China has claimed that the programs have been a success, with over 4 million applications submitted within the first half of this year. But the region has continued to suffer from a decline in employment and lackluster wage growth — similar to what has been witnessed on Western markets.
Reuters attributed the program to a “higher-than-expected 6.4 [percent] growth” of consumer goods in May. But it likewise expressed concerns about funding running out in key areas, potentially harming Western and Japanese brands that are popular in Central Asia. China's National Development and Reform Commission and Ministry of Finance have stated that the subsidies will continue, presumably indicating that more funding will arrive in the coming months. However, that may not be enough to maintain the present momentum.
Domestic Chinese brands will likewise be affected, though there are concerns that they may also be contributing to the problem. Previous reports have suggested that companies selling brand-new cars as discounted second-hand vehicles to offload inventory is becoming a problem inside the country. Meanwhile, those subsidies vary immensely between provinces and can put the equivalent of thousands of dollars on the hood of both EVs and combustion vehicles with smaller engines. Insurance subsidies and zero-interest incentives are likewise available. There has been speculation that the above stimulus programs may be abused as part of the “zero-miliage used car” phenomenon and are falsely propping up volumes.
Local, state-backed outlets (e.g. China Daily ) have framed them as beneficial to all parties, making particular note of Western brands. That said, it’s hard to pin down exactly what’s happening. Western media tends to be a little more critical of China’s economy, whereas the Chinese outlets are more kind.
Officially, China has claimed that car sales rose for the third consecutive month, increasing by 14.8 percent (year-on-year) in April. That trend is assumed to persist through June. But the numbers are being undermined by those previously mentioned “zero-miliage used cars.” Sustained incentives are presumed to help maintain the sales momentum. But the issue is getting muddled by concerns over potential fraud and how much the economy is being propped up by government programs.

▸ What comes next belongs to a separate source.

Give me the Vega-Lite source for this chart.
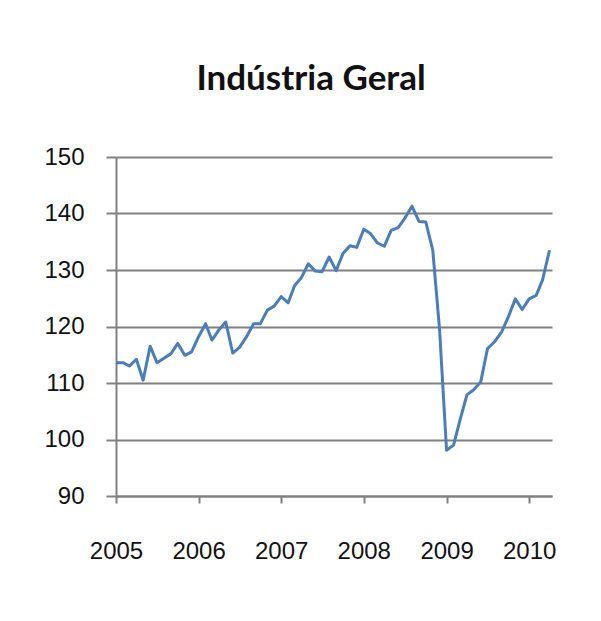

Regardless, how the situation shakes out will be relevant to global automakers. China became the largest vehicle market by volume in 2010. This has resulted in several brands (e.g. Mercedes-Benz, BMW, General Motors) owing roughly 30 percent of their annual sales to the region. While other companies may not be quite as dependent on China for profits, larger brands (e.g. Honda) can still expect to move hundreds of thousands of cars within its borders each year.